Le Soudan, avec sa population d’environ 50 millions d’habitants, représente un risque encore plus grand. L’afflux de réfugiés, de combattants et d’armes pourrait perturber les états fragiles d’Afrique et d’ailleurs. Une telle instabilité entraverait gravement les efforts de lutte contre l’extrémisme, le Soudan pouvant servir de refuge à des groupes terroristes, comme ce fut le cas pour Al-Qaïda dans les années 1990.

Alors que la guerre civile au Soudan fait rage, la triste réalité est que chaque initiative de paix qui échoue non seulement prolonge le conflit, mais aggrave également les souffrances de millions de civils. Le monde ne peut plus se permettre de fermer les yeux sur cette crise ou de laisser des acteurs intéressés saboter les efforts concertés visant à instaurer la paix et à rétablir la stabilité.

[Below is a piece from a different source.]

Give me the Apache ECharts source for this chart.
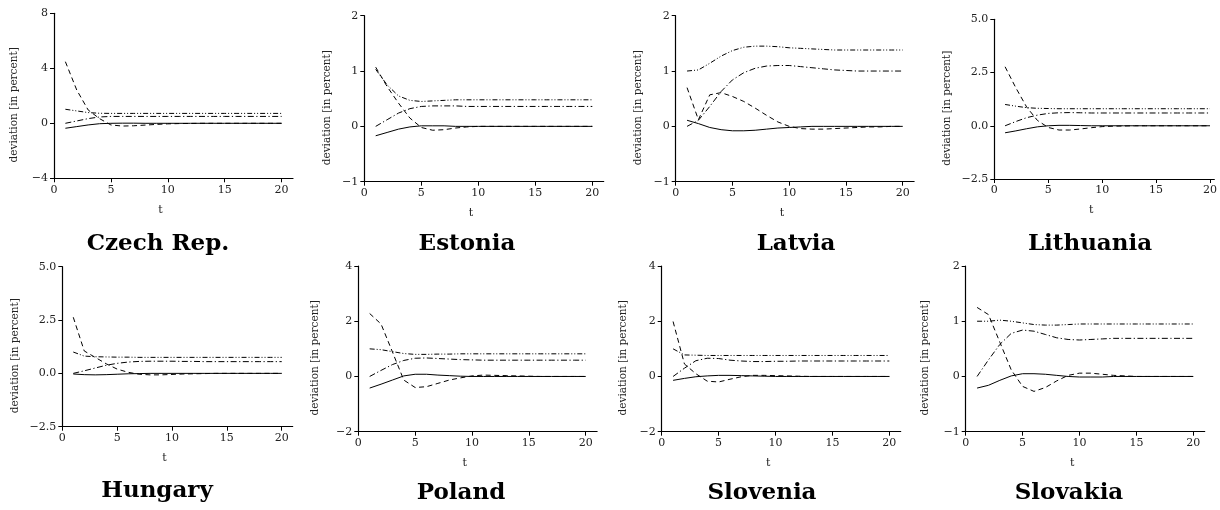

Hafed al-Ghwell est chercheur principal et directeur exécutif de l’Initiative stratégique d’Ibn Khaldoun au Foreign Policy Institute de la John Hopkins University School of Advanced International Studies à Washington. Il a précédemment occupé le poste de président du conseil d’administration du Groupe de la Banque mondiale.

Twitter: @HafedAlGhwell

NDLR: L’opinion exprimée dans cette page est propre à l’auteur et ne reflète pas nécessairement celle d’Arab News en français.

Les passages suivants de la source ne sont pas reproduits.